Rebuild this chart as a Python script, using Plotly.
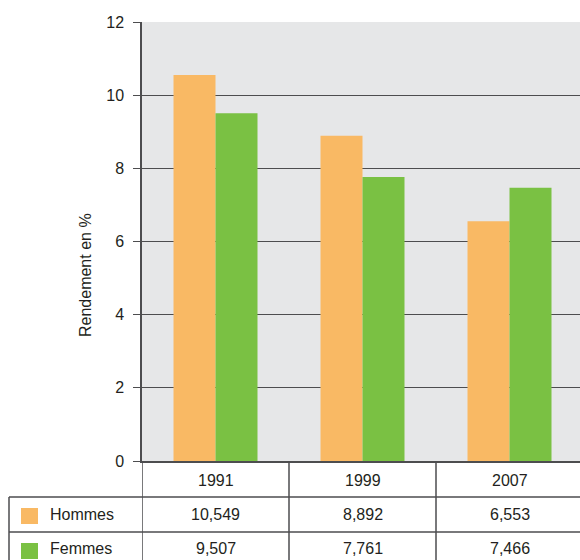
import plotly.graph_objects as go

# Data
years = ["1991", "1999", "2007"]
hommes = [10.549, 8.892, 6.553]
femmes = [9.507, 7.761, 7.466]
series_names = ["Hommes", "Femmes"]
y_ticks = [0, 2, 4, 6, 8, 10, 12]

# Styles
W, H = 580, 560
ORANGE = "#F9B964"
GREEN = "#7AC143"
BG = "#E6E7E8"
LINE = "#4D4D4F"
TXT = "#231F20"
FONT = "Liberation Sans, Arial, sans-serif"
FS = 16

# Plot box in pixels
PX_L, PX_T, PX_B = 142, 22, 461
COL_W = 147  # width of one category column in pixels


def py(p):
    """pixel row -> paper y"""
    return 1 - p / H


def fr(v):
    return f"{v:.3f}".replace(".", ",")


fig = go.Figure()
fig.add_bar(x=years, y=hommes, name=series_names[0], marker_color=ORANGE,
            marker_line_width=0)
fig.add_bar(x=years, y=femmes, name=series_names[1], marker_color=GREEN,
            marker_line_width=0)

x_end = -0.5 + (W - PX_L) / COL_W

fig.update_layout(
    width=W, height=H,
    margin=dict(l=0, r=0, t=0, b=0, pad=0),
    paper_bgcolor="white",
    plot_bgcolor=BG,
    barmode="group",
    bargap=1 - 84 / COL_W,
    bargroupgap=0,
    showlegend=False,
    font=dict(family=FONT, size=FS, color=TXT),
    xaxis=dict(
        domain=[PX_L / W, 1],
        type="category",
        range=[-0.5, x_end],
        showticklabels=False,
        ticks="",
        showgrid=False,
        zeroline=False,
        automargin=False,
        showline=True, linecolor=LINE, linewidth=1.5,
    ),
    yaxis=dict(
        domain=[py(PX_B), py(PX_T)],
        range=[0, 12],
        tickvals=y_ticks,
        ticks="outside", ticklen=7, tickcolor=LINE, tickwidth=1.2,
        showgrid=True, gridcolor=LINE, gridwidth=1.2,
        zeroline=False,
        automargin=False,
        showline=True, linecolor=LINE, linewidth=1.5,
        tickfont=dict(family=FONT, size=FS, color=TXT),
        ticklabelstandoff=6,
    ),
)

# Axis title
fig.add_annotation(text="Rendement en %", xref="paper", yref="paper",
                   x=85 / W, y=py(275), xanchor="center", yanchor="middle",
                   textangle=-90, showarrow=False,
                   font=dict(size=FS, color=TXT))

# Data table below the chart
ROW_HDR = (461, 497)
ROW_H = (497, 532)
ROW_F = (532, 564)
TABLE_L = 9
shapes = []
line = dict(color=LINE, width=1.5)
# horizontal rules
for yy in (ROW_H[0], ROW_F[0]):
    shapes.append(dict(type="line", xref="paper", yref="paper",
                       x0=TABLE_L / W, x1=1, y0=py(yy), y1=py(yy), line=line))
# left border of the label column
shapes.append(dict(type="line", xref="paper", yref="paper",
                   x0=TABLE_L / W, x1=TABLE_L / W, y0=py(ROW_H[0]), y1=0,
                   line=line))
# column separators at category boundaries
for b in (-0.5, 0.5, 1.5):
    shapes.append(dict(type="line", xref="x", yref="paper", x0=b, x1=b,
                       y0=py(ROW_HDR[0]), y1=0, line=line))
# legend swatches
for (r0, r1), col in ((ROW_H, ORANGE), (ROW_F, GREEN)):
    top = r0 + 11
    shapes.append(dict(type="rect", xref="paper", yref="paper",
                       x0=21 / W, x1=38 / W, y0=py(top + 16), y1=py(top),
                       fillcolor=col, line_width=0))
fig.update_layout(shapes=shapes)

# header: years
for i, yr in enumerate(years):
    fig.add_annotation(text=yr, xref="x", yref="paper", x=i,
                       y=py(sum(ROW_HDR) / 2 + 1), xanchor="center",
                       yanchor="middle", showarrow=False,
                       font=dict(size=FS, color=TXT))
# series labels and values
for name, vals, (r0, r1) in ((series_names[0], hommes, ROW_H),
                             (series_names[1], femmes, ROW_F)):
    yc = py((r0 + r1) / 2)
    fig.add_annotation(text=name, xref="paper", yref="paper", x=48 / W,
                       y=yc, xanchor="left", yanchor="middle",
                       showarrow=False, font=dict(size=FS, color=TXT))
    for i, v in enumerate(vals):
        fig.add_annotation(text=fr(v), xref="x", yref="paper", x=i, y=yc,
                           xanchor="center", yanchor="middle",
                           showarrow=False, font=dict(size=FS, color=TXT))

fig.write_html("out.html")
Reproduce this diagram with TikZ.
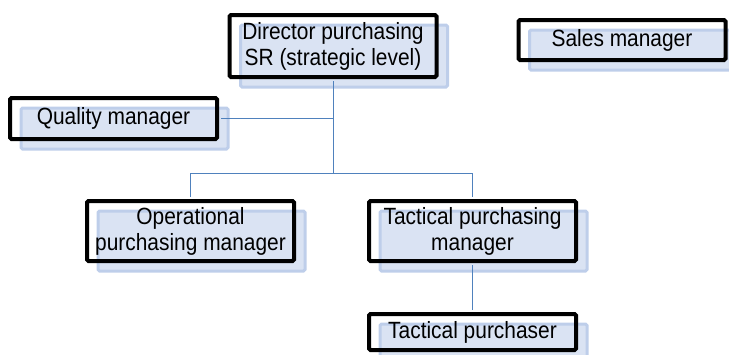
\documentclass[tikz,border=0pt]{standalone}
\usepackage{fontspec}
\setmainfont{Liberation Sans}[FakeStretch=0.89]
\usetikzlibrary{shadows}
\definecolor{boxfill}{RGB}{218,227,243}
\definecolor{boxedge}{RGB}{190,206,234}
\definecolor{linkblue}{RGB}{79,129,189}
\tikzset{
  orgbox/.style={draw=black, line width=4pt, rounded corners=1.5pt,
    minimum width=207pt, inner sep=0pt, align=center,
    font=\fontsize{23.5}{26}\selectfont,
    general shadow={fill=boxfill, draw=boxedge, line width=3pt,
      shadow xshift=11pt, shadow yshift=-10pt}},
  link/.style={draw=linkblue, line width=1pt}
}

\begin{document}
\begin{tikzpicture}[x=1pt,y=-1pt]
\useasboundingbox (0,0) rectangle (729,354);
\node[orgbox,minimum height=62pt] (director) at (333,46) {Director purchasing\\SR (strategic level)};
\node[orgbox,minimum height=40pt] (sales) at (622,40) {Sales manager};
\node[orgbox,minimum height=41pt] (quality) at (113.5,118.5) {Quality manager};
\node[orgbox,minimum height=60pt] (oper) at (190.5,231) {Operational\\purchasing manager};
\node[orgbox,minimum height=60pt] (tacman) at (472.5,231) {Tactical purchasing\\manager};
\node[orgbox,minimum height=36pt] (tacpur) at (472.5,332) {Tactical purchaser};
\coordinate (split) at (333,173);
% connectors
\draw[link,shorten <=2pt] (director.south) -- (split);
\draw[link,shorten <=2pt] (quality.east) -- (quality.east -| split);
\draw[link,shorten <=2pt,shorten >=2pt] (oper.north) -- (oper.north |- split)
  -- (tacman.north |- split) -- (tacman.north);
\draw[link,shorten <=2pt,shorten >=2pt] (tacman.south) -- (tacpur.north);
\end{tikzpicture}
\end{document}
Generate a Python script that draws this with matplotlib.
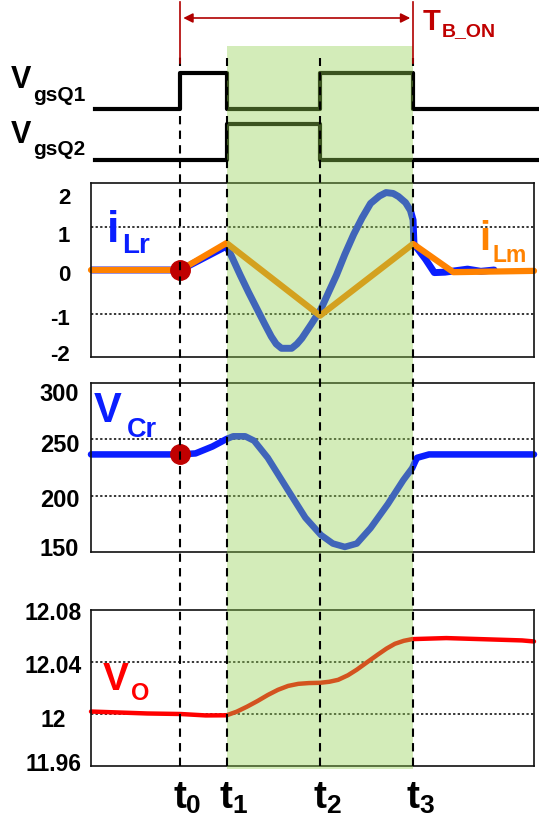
++++++++
# [Goal]
Please write out all of the material above without changing a word, and omit any pictures.

# [Correct response]
Rebuild this chart as a Python script, using Plotly.
import plotly.graph_objects as go

# Data
years = ["1991", "1999", "2007"]
hommes = [10.549, 8.892, 6.553]
femmes = [9.507, 7.761, 7.466]
series_names = ["Hommes", "Femmes"]
y_ticks = [0, 2, 4, 6, 8, 10, 12]

# Styles
W, H = 580, 560
ORANGE = "#F9B964"
GREEN = "#7AC143"
BG = "#E6E7E8"
LINE = "#4D4D4F"
TXT = "#231F20"
FONT = "Liberation Sans, Arial, sans-serif"
FS = 16

# Plot box in pixels
PX_L, PX_T, PX_B = 142, 22, 461
COL_W = 147  # width of one category column in pixels


def py(p):
    """pixel row -> paper y"""
    return 1 - p / H


def fr(v):
    return f"{v:.3f}".replace(".", ",")


fig = go.Figure()
fig.add_bar(x=years, y=hommes, name=series_names[0], marker_color=ORANGE,
            marker_line_width=0)
fig.add_bar(x=years, y=femmes, name=series_names[1], marker_color=GREEN,
            marker_line_width=0)

x_end = -0.5 + (W - PX_L) / COL_W

fig.update_layout(
    width=W, height=H,
    margin=dict(l=0, r=0, t=0, b=0, pad=0),
    paper_bgcolor="white",
    plot_bgcolor=BG,
    barmode="group",
    bargap=1 - 84 / COL_W,
    bargroupgap=0,
    showlegend=False,
    font=dict(family=FONT, size=FS, color=TXT),
    xaxis=dict(
        domain=[PX_L / W, 1],
        type="category",
        range=[-0.5, x_end],
        showticklabels=False,
        ticks="",
        showgrid=False,
        zeroline=False,
        automargin=False,
        showline=True, linecolor=LINE, linewidth=1.5,
    ),
    yaxis=dict(
        domain=[py(PX_B), py(PX_T)],
        range=[0, 12],
        tickvals=y_ticks,
        ticks="outside", ticklen=7, tickcolor=LINE, tickwidth=1.2,
        showgrid=True, gridcolor=LINE, gridwidth=1.2,
        zeroline=False,
        automargin=False,
        showline=True, linecolor=LINE, linewidth=1.5,
        tickfont=dict(family=FONT, size=FS, color=TXT),
        ticklabelstandoff=6,
    ),
)

# Axis title
fig.add_annotation(text="Rendement en %", xref="paper", yref="paper",
                   x=85 / W, y=py(275), xanchor="center", yanchor="middle",
                   textangle=-90, showarrow=False,
                   font=dict(size=FS, color=TXT))

# Data table below the chart
ROW_HDR = (461, 497)
ROW_H = (497, 532)
ROW_F = (532, 564)
TABLE_L = 9
shapes = []
line = dict(color=LINE, width=1.5)
# horizontal rules
for yy in (ROW_H[0], ROW_F[0]):
    shapes.append(dict(type="line", xref="paper", yref="paper",
                       x0=TABLE_L / W, x1=1, y0=py(yy), y1=py(yy), line=line))
# left border of the label column
shapes.append(dict(type="line", xref="paper", yref="paper",
                   x0=TABLE_L / W, x1=TABLE_L / W, y0=py(ROW_H[0]), y1=0,
                   line=line))
# column separators at category boundaries
for b in (-0.5, 0.5, 1.5):
    shapes.append(dict(type="line", xref="x", yref="paper", x0=b, x1=b,
                       y0=py(ROW_HDR[0]), y1=0, line=line))
# legend swatches
for (r0, r1), col in ((ROW_H, ORANGE), (ROW_F, GREEN)):
    top = r0 + 11
    shapes.append(dict(type="rect", xref="paper", yref="paper",
                       x0=21 / W, x1=38 / W, y0=py(top + 16), y1=py(top),
                       fillcolor=col, line_width=0))
fig.update_layout(shapes=shapes)

# header: years
for i, yr in enumerate(years):
    fig.add_annotation(text=yr, xref="x", yref="paper", x=i,
                       y=py(sum(ROW_HDR) / 2 + 1), xanchor="center",
                       yanchor="middle", showarrow=False,
                       font=dict(size=FS, color=TXT))
# series labels and values
for name, vals, (r0, r1) in ((series_names[0], hommes, ROW_H),
                             (series_names[1], femmes, ROW_F)):
    yc = py((r0 + r1) / 2)
    fig.add_annotation(text=name, xref="paper", yref="paper", x=48 / W,
                       y=yc, xanchor="left", yanchor="middle",
                       showarrow=False, font=dict(size=FS, color=TXT))
    for i, v in enumerate(vals):
        fig.add_annotation(text=fr(v), xref="x", yref="paper", x=i, y=yc,
                           xanchor="center", yanchor="middle",
                           showarrow=False, font=dict(size=FS, color=TXT))

fig.write_html("out.html")
Reproduce this diagram with TikZ.
\documentclass[tikz,border=0pt]{standalone}
\usepackage{fontspec}
\setmainfont{Liberation Sans}[FakeStretch=0.89]
\usetikzlibrary{shadows}
\definecolor{boxfill}{RGB}{218,227,243}
\definecolor{boxedge}{RGB}{190,206,234}
\definecolor{linkblue}{RGB}{79,129,189}
\tikzset{
  orgbox/.style={draw=black, line width=4pt, rounded corners=1.5pt,
    minimum width=207pt, inner sep=0pt, align=center,
    font=\fontsize{23.5}{26}\selectfont,
    general shadow={fill=boxfill, draw=boxedge, line width=3pt,
      shadow xshift=11pt, shadow yshift=-10pt}},
  link/.style={draw=linkblue, line width=1pt}
}

\begin{document}
\begin{tikzpicture}[x=1pt,y=-1pt]
\useasboundingbox (0,0) rectangle (729,354);
\node[orgbox,minimum height=62pt] (director) at (333,46) {Director purchasing\\SR (strategic level)};
\node[orgbox,minimum height=40pt] (sales) at (622,40) {Sales manager};
\node[orgbox,minimum height=41pt] (quality) at (113.5,118.5) {Quality manager};
\node[orgbox,minimum height=60pt] (oper) at (190.5,231) {Operational\\purchasing manager};
\node[orgbox,minimum height=60pt] (tacman) at (472.5,231) {Tactical purchasing\\manager};
\node[orgbox,minimum height=36pt] (tacpur) at (472.5,332) {Tactical purchaser};
\coordinate (split) at (333,173);
% connectors
\draw[link,shorten <=2pt] (director.south) -- (split);
\draw[link,shorten <=2pt] (quality.east) -- (quality.east -| split);
\draw[link,shorten <=2pt,shorten >=2pt] (oper.north) -- (oper.north |- split)
  -- (tacman.north |- split) -- (tacman.north);
\draw[link,shorten <=2pt,shorten >=2pt] (tacman.south) -- (tacpur.north);
\end{tikzpicture}
\end{document}
Generate a Python script that draws this with matplotlib.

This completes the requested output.